Die Vorgänge im asiatischen Raum lagen auch in diesem Jahr im Zentrum der Weltpolitik. Der uralte Priesterstaat Tibet erlebte ein ähnliches Schicksal wie Ungarn. Unter den Flüchtlingen, die sich dem Zugriff Pekings entziehen konnten, befand sich auch das geistliche Oberhaupt aus Lhasa, der Dalai Lama.
In Laos verteidigten die Einwohner ihre Grenzen gegen kommunistische Übergriffe. Und in Indien protestierte die Bevölkerung gegen Eindringlinge aus dem Roten China.
Der rote Massenstaat - wirtschaftlich unterstützt von Moskau - beginnt, sich auszudehnen. 650 Millionen Chinesen, die sich Monat für Monat um eine weitere Million vermehren, zwingen uns zur Nachdenklichkeit.
Es erfordert unsere ganze politische Aufmerksamkeit, das Wesen dieser Bilder zu erkennen, die aus einer Welt kommen, deren Prinzipien für uns unbegreiflich sind. Das Familienleben wird auf ein Minimum reduziert, das Kind bereits steht im Dienst des Staates, der sogenannte böse Gedanke wird durch die Parole junger Pioniere totgeschrien.
Unter äußerem und innerem Druck wird die Industrialisierung rascher vollzogen als sie jemals in irgendeinem Land vorher vollzogen werden konnte.
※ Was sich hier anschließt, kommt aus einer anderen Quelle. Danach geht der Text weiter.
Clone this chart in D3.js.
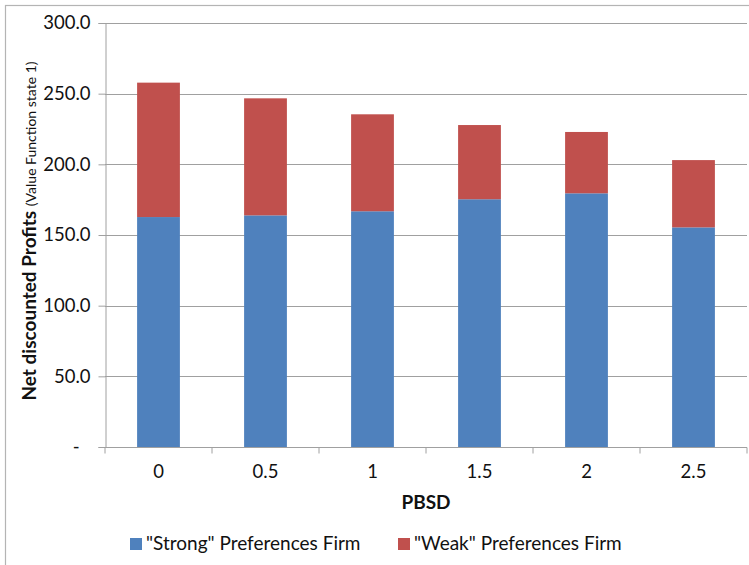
<!DOCTYPE html>
<html>
<head>
<meta charset="utf-8">
<script src="https://cdn.jsdelivr.net/npm/d3@7"></script>
<style>
  html, body { margin: 0; padding: 0; background: #fff; }
  svg { display: block; font-family: Lato, "Open Sans", sans-serif; }
</style>
</head>
<body>
<svg id="chart" width="749" height="565"></svg>
<script>
// PBSD levels on the x axis
const categories = ["0", "0.5", "1", "1.5", "2", "2.5"];
// Net discounted profits per firm type
const strongValues = [162.7, 163.9, 166.8, 175.3, 179.5, 155.4];
const weakValues = [95.1, 82.8, 68.6, 52.5, 43.4, 47.6];
const seriesNames = ["\"Strong\" Preferences Firm", "\"Weak\" Preferences Firm"];
const seriesColors = ["#4F81BD", "#C0504D"];
const yTicks = [0, 50, 100, 150, 200, 250, 300];

const svg = d3.select("#chart");
const margin = { left: 105, right: 2, top: 23, bottom: 118 };
const W = 749, H = 565;
const x0 = margin.left, x1 = W - margin.right;
const yTop = margin.top, yBottom = H - margin.bottom;

// outer frame
svg.append("rect")
  .attr("x", 5.5).attr("y", 5.5)
  .attr("width", 800).attr("height", 800)
  .attr("fill", "none").attr("stroke", "#b4b4b4").attr("stroke-width", 1.2);

const rows = categories.map((c, i) => ({ cat: c, strong: strongValues[i], weak: weakValues[i] }));
const stack = d3.stack().keys(["strong", "weak"])(rows);

const x = d3.scaleBand().domain(categories).range([x0, x1]).paddingInner(0.6).paddingOuter(0.3);
const y = d3.scaleLinear().domain([0, 300]).range([yBottom, yTop]);

// gridlines
svg.append("g")
  .selectAll("line")
  .data(yTicks.filter(d => d > 0))
  .join("line")
  .attr("x1", x0).attr("x2", x1)
  .attr("y1", d => Math.round(y(d)) + 0.5).attr("y2", d => Math.round(y(d)) + 0.5)
  .attr("stroke", "#a0a0a0").attr("stroke-width", 1);

// stacked bars
svg.append("g")
  .selectAll("g")
  .data(stack)
  .join("g")
  .attr("fill", (d, i) => seriesColors[i])
  .selectAll("rect")
  .data(d => d)
  .join("rect")
  .attr("x", d => x(d.data.cat))
  .attr("width", x.bandwidth())
  .attr("y", d => y(d[1]))
  .attr("height", d => y(d[0]) - y(d[1]));

// y axis
const yAxis = d3.axisLeft(y).tickValues(yTicks).tickSize(7).tickPadding(8)
  .tickFormat(d => d === 0 ? "-" : d3.format(".1f")(d));
const gy = svg.append("g").attr("transform", `translate(${x0 + 0.5},0)`).call(yAxis);
gy.select(".domain").attr("stroke", "#a0a0a0");
gy.selectAll(".tick line").attr("stroke", "#a0a0a0");
gy.selectAll(".tick text")
  .attr("fill", "#111").style("font-size", "18.5px").style("font-family", "Lato, sans-serif")
  .filter(d => d === 0).attr("x", -26);

// x axis with boundary ticks between categories
const gx = svg.append("g").attr("transform", `translate(0,${Math.round(yBottom) + 0.5})`);
gx.append("line").attr("x1", x0).attr("x2", x1).attr("stroke", "#a0a0a0");
const boundaries = d3.range(categories.length + 1).map(i => x0 + i * (x1 - x0) / categories.length);
gx.selectAll(".bt").data(boundaries).join("line")
  .attr("x1", d => d).attr("x2", d => d).attr("y1", 0).attr("y2", 6)
  .attr("stroke", "#a0a0a0");
gx.selectAll(".lbl").data(categories).join("text")
  .attr("x", d => x(d) + x.bandwidth() / 2)
  .attr("y", 30)
  .attr("text-anchor", "middle")
  .attr("fill", "#111").style("font-size", "18.5px")
  .text(d => d);

// axis titles
svg.append("text")
  .attr("x", (x0 + x1) / 2).attr("y", 509)
  .attr("text-anchor", "middle")
  .attr("fill", "#111").style("font-size", "19px").style("font-weight", "bold")
  .text("PBSD");

const yt = svg.append("text")
  .attr("transform", `translate(36,${(yTop + yBottom) / 2 - 4}) rotate(-90)`)
  .attr("text-anchor", "middle")
  .attr("fill", "#111");
yt.append("tspan").style("font-size", "19px").style("font-weight", "bold").text("Net discounted Profits ");
yt.append("tspan").style("font-size", "14px").text("(Value Function state 1)");

// legend
const legendX = [130, 398];
const lg = svg.append("g");
seriesNames.forEach((name, i) => {
  lg.append("rect").attr("x", legendX[i]).attr("y", 538).attr("width", 12).attr("height", 12)
    .attr("fill", seriesColors[i]);
  lg.append("text").attr("x", legendX[i] + 16).attr("y", 550)
    .attr("fill", "#111").style("font-size", "19px").text(name);
});
</script>
</body>
</html>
Jedes Projekt ist ein Massenprojekt! Der Mensch ist zu einem nur in der Addition verwertbaren Zahlbegriff herabgesunken.
Kultur heißt hier Produktion! Im Jahr zweitausend will man in China die Stahlindustrie Amerikas überflügeln. Im Jahr zweitausend wird jeder zweite Mensch ein Chinese sein. Und der junge Chinese ist heute schon ein perfekter, tadellos funktionierender Mensch. Ein Problem, das uns noch oft beschäftigen wird.
Ein Thema jedoch, das uns besonders brennend interessierte, war der ungeheure kulturelle Aufstieg der Menschheit.
Nachdem man sich offensichtlich darüber einig war, daß unser Erdball keine lohnenden Aufgaben mehr zu bieten hat, wurde mit der Eroberung des Weltraums begonnen.
Im Rückblick scheint das Jahr 59 ein einziges Hymnus auf die Triumphe der Techniker und Ingenieure zu sein. Die Erde von Satelliten umkreist, der Mond von einer Rakete getroffen und die ersten Versuchskreaturen auf der Probefahrt zur Venus. Mit der Anziehungskraft der Erde ist es anscheinend für immer vorbei.
Und wenn wir nun von unserer Mondeskapade wieder zurückkehren auf die Erde und in unsere Gesichter sehen, dann bleibt nur noch die Frage, ob es uns gelingen wird, mit dieser Gegenwart und ihren Problemen fertig zu werden. Denn eines ist sicher: Der Mensch von heute, für den der Mond zum Raketenziel geworden ist, ist ein anderer als der Mensch vor 200 Jahren, für den der Mond Objekt einer liebevollen, fast andächtigen Betrachtung war. Aber vielleicht ist auch das schon wieder ein menschlicher Irrtum.